Leonardo di Caprio takes on the role of the infamous J. Edgar Hoover. Clintwood charts Hoover’s rise through his role in the founding of the F.B.I. to his death, all described by Hoover himself to a series of biographers. But where Eastwood seems to want to pull the focus onto the moral turpitude of Hoover and his own personal myth building, Black seems more intent on framing the action through the long standing partnership/relationship between Hoover and F.B.I. protégé, Clyde Tolson (Armie Hammer).

All of the ingredients were there for a worthy film. With Unforgiven, Mystic River and Million Dollar Baby, Eastwood has proven himself to be a brilliant director. Di Caprio is an acting powerhouse (though here he can’t shake his boyishness brings weight to Hoover) and Hammer and Naomi Watts (as Hoover’s long loyal secretary) are both actors with formidable presence. Judi Dench also pops up as Hoover’s domineering mother, and she cannot put in a bad turn in a film. But even with all the talent involved, the film is dead in the water.
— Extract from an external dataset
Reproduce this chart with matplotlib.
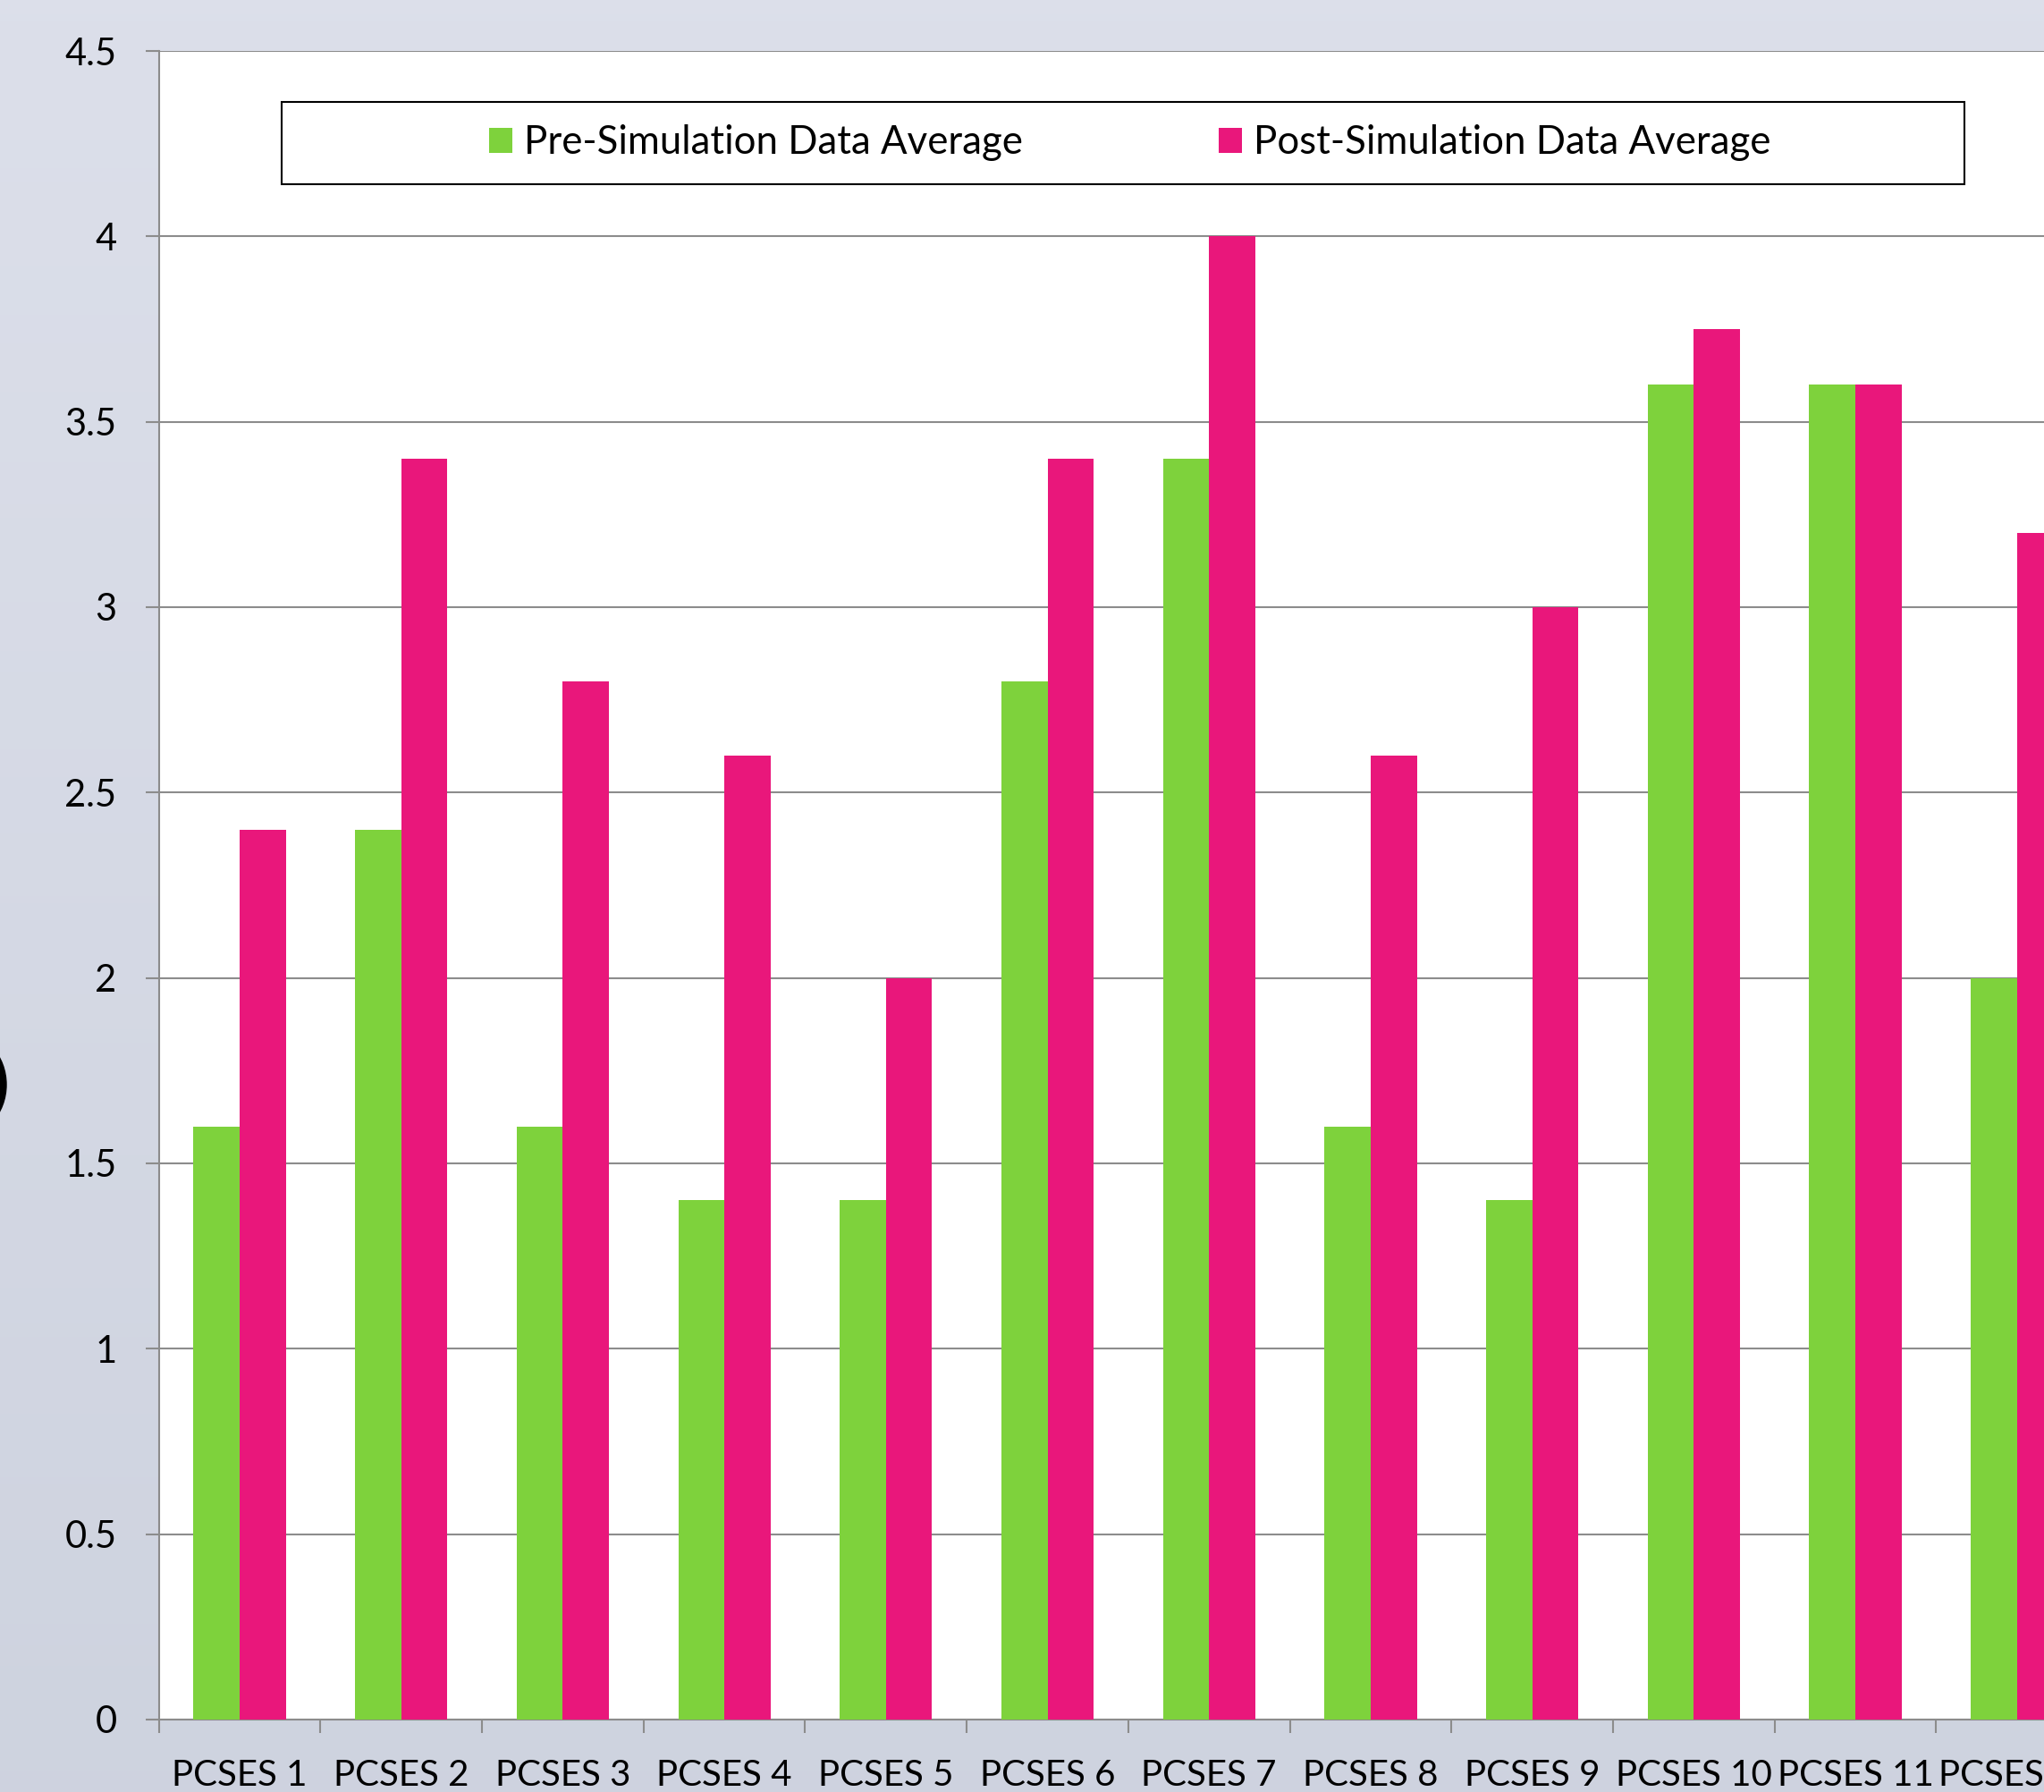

Was Hoover gay? Was Hoover a cross-dresser? Was Hoover evil incarnate? The film doesn’t stake claim to a position on any of the contentions surrounding Hoover’s life. There are nods in various directions (a scene with his mother’s pearls after her death had a friend praising Eastwood’s understatement, I thought it was a laughable issue dodge) but no firm standpoint. In the end, the best I could take away from the film was that Hoover was a sad little man. Even then, I don’t think I’m up for pitying him. I’ll save all my pity for Armie Hammer and the hatchet job they did on his makeup.

With a narrower frame, J. Edgar could have really shone; as it is, Clintwood has produced a choppy, unfocused film that adds little to our understanding of Hoover the man, or his impact on the world.